The 2001 Assam assembly election was largely a two-party contest between the Congress and the AGP. The left, once a viable force was wiped out, but its downfall has been the result of its own blunders - continued support to a government seen as corrupt, espousal of non-issues and turning a blind eye to ground level realities.

he reverses suffered by the AGP-BJP combine and the return of the Congress in the Assam elections seem to have deflected attention from a development which should be of concern to all those involved in left politics in the country. This is the first time since independence that the left will go totally unrepresented in the Assam assembly. It has failed to secure a single seat in the 126-member house. Irrespective of the number of seats it has held, the left has always been a formidable presence in the Assam assembly right from the first general elections. In the 1952 polls, the socialists, the Krishak Mazdoor Praja Party and the CPI secured between themselves six seats (the house then had 108 seats) and got some 22 per cent of the total votes. In the 1957 elections, the vote share went up to 24 per cent and the Praja Socialist Party, the CPI and the RCPI between themselves secured 13 seats. The PSP won eight seats, with the CPI having four and the RCPI one. The proceedings of the Assam assembly were dominated by the communists and the socialists and they added much to raise the standard of the debates. Legislators like Gaurishankar Bhattacharyya of the CPI and Hareswar Goswami of the PSP are still remembered for their sharpness of argument and knowledge of politics. In the 1957 Lok Sabha elections, the CPI won two out of the 12 parliamentary seats, including the prestigious Guwahati seat. Up to the 1967 polls, either the CPI, the SP or the PSP was at least represented in the Lok Sabha. However, in the 1971, 1977, 1983 and 1985 polls, there was no representative of the left from Assam in the Lok Sabha. It was only in the 1991 polls that the CPI(M) candidate, Uddhav Barman, won from the Barpeta constituency.

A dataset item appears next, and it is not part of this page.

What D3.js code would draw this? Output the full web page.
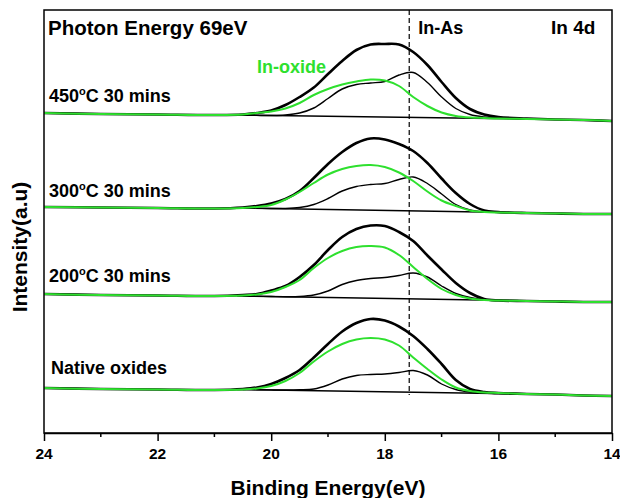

However, the vote share of the left parties went down sharply in the 1962 assembly elections; the CPI failed to get a single seat in the assembly elections, though its vote share stood at some 6.5 per cent. In the same elections, the PSP secured six seats with almost 13 per cent of the votes, and the RCPI just a single seat with about 2 per cent. The total vote share of these parties was above 20 per cent. The 1967 elections saw a swing in favour of the left parties which secured 16 seats (CPI-7, SSP-4, PSP-5) in the assembly, with the PSP and the CPI winning a total of three parliamentary seats. The CPM which contested for the first time could not get any seat in the vidhan sabha but secured some 2 per cent of the votes. It was in the 1978 elections following the emergency that the left secured an all-time high of a total of 20 seats (CPM-11, CPI-5 and RCPI-4) in a house of 126. The CPM had made substantial gains while the former PSP and the socialists merged with the Janata Party which was voted to power in the state, resulting in the first non-Congress government in Assam since independence. The SUCI, RSP and the AIFB also contested these polls for the first time though they could not get any seats.